En France, la vague de nationalisations du gouvernement socialiste de 1981 est détricotée. On assiste à une « délégitimation des entreprises publiques », souligne Hadrien Coutant. Ces sociétés sont jugées inefficaces, ce qui apparaît une « fausse évidence » à la lumière de recherches actuelles, pointe le chercheur. Par ailleurs, les ambitions de politique publique auparavant attribuées à ces entreprises sont abandonnées. Puis, après les désastres du Crédit Lyonnais (pertes de plus de 130 milliards de francs) et de France Télécom, l'APE est créée pour faire de l’Etat un actionnaire au sens strict du terme, en 2004. L'agence, intégrée au ministère de l’Économie, en rapporte au ministre. Avant elle, la mission de gérer les participations publiques était exercée par la Direction générale du Trésor. « L'APE est une structure au sein de l'Etat qui comprend l'entreprise et qui a pour vocation de faire grandir les entreprises du portefeuille », résume Bruno Bézard, aujourd'hui managing partner chez Cathay Capital Private Equity. Au début des années 2000, il faisait partie de l'équipe de Bercy qui a conçu et mis en place l'APE. Un véritable tournant à ses yeux, symbolisé par un « meurtre sémantique » : le mot « tutelle » qui évoque une forte asymétrie des relations, a disparu au profit du terme « actionnaire ».

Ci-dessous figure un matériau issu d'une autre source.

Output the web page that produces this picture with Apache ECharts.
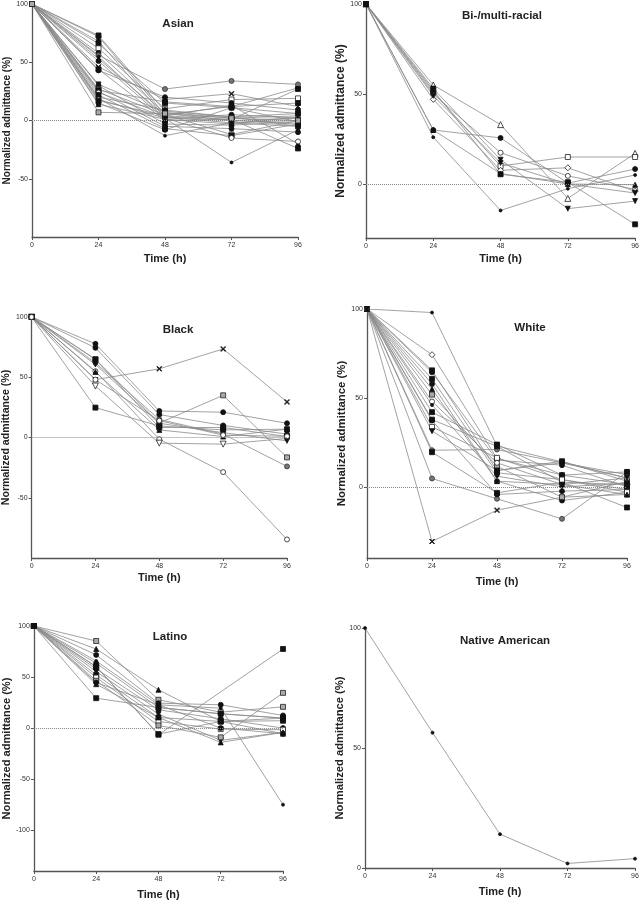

L'art subtil du nécessaire interventionnisme de l'état

Au cours du colloque, Catherine MacGregor, directrice générale d'Engie et Jean-Dominique Senard, président du conseil d’administration de Renault Group, ont témoigné de leurs bonnes relations avec l'APE. En période de crise, comme celle du retrait de Russie après la crise ukrainienne, « nous avions le message de l’Etat qui était ’faites au mieux’». C'était encourageant. (…). A aucun moment, l'APE n'a compliqué la vie de l'entreprise », a expliqué Jean-Dominique Senard. Catherine MacGregor, elle, a souligné l'intérêt d'avoir un investisseur de très long terme dans le cadre de sa démarche de transition énergétique. Et aussi du « supplément d'âme », de l'investisseur public, capable de conforter l'entreprise dans ses engagements, comme la féminisation de la société et la décarbonation. Confortant ces témoignages, la Cour des comptes a estimé que l'APE exerçait ses missions avec « diligence », dans un rapport publié le 16 juillet 2024.

Mais au delà du professionnalisme de l'APE, le contexte actuel avec des enjeux géopolitiques devenus prégnants appelle à une réflexion nouvelle du rôle de l'Etat dans l'économie, ont souligné plusieurs intervenants. « Il va devenir fondamental de structurer les relations entre l'Etat, l'économique et le militaire », a pointé Jean-Dominique Senard. Dans le secteur énergétique, très stratégique, « il faut une planification, une visibilité de très long terme », a souligné Catherine MacGregor. Évoquant le capitalisme d'Etat chinois et le soutien américain à ses entreprises via l'IRA, Inflation reduction act, Dominique Carlac'h, représentante du Medef a posé la question de « comment on organise cette interaction entre entreprises et Etat ». État stratège, Etat régulateur, Etat actionnaire, Etat protecteur... « Il faut être attentif aux modes d'intervention. L'Etat actionnaire n'est pas le seul mode d'intervention. C'est un art subtil », a souligné Marie-Anne Barbat-Layani, présidente de l’Autorité des marchés financiers (AMF).